WHAT TO PRODUCE:
Print, exactly and with both ends included, the lines below that run from the one containing "Rebuild this chart" to the one containing "const yTicks = [0, 0.05, 0.1, 0.15, 0.2, 0.25, 0.3];". Pictures are omitted.

------ INFORMATION SHOWN ------

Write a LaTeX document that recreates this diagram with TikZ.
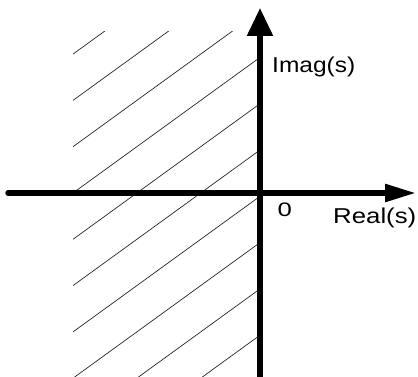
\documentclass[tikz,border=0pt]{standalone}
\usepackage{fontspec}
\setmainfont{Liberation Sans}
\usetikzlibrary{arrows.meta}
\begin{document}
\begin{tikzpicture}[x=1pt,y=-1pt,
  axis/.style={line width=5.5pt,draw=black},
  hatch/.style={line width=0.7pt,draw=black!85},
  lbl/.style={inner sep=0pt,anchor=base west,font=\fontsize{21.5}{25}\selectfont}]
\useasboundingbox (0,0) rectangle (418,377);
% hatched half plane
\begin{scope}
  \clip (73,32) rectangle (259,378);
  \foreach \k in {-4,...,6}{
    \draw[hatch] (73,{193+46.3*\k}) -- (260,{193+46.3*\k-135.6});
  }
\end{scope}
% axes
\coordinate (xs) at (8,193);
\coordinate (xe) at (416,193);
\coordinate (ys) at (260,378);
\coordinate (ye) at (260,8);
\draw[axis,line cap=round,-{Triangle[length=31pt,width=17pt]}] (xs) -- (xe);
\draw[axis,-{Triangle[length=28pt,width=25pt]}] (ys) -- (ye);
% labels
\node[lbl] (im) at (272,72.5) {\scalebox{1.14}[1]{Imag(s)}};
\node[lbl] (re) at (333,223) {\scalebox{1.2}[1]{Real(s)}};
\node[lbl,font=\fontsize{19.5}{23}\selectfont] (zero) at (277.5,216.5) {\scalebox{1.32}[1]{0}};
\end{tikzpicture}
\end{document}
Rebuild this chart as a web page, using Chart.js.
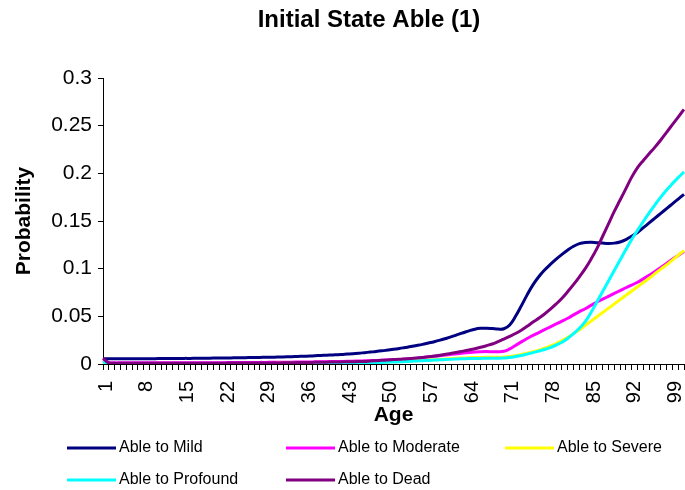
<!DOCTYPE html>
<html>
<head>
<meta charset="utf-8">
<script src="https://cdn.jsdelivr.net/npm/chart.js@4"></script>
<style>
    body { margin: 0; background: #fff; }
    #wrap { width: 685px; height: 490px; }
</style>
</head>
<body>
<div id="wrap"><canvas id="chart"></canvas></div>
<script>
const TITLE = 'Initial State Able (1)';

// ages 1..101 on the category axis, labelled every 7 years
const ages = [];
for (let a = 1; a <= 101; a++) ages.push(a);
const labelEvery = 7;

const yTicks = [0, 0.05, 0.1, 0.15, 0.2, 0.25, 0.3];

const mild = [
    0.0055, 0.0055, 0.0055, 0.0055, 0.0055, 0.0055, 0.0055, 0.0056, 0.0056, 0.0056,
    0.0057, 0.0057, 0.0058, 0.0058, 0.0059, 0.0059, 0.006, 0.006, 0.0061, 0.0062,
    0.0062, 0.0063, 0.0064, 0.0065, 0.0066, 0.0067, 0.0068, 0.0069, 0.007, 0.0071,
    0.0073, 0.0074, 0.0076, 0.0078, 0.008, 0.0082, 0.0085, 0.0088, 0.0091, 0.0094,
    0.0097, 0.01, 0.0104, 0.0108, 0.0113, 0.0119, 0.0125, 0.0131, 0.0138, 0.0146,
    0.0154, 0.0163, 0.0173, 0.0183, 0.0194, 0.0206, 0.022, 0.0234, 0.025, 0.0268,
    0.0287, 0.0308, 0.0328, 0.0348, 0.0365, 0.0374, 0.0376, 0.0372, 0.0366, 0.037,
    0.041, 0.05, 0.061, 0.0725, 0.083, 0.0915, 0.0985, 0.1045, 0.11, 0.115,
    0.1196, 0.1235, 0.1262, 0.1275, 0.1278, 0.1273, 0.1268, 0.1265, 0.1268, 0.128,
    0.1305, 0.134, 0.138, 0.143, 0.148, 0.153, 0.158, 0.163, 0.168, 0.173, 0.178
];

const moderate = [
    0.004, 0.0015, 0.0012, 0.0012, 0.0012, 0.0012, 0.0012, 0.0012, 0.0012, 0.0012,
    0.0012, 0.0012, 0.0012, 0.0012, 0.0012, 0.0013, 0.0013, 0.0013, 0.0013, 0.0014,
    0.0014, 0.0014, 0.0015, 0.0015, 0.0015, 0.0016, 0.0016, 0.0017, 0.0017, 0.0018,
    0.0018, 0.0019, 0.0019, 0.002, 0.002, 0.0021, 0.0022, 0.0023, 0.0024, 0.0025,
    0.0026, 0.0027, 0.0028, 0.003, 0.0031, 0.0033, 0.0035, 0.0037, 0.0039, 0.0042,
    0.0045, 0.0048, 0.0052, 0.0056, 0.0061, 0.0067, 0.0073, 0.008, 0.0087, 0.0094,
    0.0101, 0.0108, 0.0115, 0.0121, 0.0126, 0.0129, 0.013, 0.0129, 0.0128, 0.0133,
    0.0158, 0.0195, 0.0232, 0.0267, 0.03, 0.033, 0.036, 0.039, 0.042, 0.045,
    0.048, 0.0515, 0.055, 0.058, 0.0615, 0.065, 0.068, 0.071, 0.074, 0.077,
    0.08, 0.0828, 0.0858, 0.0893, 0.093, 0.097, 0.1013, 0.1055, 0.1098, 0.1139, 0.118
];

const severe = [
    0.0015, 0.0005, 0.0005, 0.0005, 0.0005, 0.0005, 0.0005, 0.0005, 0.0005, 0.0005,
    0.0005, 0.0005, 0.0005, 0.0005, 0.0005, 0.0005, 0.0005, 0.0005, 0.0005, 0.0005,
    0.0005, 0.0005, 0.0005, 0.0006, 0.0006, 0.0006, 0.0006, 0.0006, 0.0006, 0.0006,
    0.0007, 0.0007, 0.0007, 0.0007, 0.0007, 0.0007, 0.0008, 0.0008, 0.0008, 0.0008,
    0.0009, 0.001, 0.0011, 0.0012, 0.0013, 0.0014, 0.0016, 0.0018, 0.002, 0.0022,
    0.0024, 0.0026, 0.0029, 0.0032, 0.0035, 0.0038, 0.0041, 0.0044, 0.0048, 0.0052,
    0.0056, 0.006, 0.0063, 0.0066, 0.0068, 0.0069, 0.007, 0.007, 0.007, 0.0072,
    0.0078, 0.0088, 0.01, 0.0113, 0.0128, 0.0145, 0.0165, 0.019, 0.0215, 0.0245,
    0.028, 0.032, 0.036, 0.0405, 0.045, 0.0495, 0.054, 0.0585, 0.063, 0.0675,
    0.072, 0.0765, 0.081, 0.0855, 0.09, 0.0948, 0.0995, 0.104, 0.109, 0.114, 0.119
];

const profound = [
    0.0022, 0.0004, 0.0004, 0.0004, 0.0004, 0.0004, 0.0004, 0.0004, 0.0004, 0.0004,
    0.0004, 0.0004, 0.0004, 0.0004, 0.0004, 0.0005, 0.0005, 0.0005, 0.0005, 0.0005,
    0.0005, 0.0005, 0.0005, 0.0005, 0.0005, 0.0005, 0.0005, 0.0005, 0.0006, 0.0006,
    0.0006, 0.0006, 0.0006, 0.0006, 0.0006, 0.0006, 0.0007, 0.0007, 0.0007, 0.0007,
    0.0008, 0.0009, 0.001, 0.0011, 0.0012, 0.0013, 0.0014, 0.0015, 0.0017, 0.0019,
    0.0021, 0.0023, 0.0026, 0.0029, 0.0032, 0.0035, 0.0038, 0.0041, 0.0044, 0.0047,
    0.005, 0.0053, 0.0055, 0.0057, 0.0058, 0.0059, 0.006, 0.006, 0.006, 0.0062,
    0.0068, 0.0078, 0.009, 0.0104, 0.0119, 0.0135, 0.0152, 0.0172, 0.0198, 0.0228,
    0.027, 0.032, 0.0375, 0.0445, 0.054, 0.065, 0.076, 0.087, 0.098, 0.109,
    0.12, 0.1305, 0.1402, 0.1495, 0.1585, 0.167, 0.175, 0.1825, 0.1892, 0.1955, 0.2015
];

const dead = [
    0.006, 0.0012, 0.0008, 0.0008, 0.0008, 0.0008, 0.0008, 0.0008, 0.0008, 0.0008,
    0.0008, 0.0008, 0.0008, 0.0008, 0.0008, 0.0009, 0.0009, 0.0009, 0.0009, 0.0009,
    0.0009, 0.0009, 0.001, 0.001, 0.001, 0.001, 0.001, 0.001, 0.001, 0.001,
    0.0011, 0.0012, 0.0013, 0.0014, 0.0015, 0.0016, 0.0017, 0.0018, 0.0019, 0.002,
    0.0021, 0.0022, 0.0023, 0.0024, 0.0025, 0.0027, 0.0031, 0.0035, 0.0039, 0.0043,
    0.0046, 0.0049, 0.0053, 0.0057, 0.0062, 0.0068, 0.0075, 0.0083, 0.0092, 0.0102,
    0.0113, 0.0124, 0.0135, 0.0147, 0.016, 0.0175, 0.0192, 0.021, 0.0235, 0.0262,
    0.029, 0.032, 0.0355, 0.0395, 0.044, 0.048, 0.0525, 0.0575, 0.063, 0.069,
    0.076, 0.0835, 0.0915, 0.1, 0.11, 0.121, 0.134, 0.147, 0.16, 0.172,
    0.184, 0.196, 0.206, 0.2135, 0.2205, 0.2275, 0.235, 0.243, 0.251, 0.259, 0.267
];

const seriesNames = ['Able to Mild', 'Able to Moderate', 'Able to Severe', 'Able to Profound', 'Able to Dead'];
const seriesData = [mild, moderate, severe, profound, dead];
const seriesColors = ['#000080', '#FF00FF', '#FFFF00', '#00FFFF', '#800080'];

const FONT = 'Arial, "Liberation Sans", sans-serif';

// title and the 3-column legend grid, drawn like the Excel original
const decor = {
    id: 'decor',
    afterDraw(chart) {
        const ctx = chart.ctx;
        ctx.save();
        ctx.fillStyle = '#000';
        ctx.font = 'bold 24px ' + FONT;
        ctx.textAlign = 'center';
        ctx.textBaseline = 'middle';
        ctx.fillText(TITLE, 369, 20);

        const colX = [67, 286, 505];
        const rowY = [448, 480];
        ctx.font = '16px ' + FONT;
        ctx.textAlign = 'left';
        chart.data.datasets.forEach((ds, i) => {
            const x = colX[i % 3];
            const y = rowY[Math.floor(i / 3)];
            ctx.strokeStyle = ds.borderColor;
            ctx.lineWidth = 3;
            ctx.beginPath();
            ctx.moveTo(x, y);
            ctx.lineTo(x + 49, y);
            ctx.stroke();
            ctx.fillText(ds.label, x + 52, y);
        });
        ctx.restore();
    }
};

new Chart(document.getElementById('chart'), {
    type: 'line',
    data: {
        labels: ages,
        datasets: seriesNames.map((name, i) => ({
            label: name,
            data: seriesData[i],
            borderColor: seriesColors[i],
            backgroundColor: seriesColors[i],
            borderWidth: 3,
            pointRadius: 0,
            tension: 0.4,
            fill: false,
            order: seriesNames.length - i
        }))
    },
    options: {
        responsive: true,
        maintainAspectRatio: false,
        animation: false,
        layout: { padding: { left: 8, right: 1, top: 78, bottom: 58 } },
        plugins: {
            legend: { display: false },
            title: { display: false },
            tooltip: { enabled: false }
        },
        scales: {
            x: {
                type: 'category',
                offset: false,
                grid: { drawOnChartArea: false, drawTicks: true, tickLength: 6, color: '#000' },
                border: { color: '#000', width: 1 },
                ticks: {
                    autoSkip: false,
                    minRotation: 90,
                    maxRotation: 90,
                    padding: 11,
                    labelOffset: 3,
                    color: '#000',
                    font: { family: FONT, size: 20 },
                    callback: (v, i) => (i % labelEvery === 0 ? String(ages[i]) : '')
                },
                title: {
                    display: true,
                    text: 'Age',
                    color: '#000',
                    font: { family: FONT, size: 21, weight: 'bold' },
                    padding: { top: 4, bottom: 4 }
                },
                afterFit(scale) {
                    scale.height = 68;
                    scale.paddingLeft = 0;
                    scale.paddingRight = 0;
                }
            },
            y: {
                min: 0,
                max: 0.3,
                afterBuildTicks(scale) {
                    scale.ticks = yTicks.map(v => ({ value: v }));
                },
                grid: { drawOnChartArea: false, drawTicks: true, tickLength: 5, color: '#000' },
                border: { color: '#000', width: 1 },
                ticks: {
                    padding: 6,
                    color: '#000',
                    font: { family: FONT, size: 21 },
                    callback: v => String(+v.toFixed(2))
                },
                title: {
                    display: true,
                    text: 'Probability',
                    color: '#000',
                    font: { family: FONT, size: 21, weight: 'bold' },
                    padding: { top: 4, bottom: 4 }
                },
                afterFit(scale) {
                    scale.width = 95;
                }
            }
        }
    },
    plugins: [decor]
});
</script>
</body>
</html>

------

RESULT OF THIS EXERCISE:
Rebuild this chart as a web page, using Chart.js.
<!DOCTYPE html>
<html>
<head>
<meta charset="utf-8">
<script src="https://cdn.jsdelivr.net/npm/chart.js@4"></script>
<style>
    body { margin: 0; background: #fff; }
    #wrap { width: 685px; height: 490px; }
</style>
</head>
<body>
<div id="wrap"><canvas id="chart"></canvas></div>
<script>
const TITLE = 'Initial State Able (1)';

// ages 1..101 on the category axis, labelled every 7 years
const ages = [];
for (let a = 1; a <= 101; a++) ages.push(a);
const labelEvery = 7;

const yTicks = [0, 0.05, 0.1, 0.15, 0.2, 0.25, 0.3];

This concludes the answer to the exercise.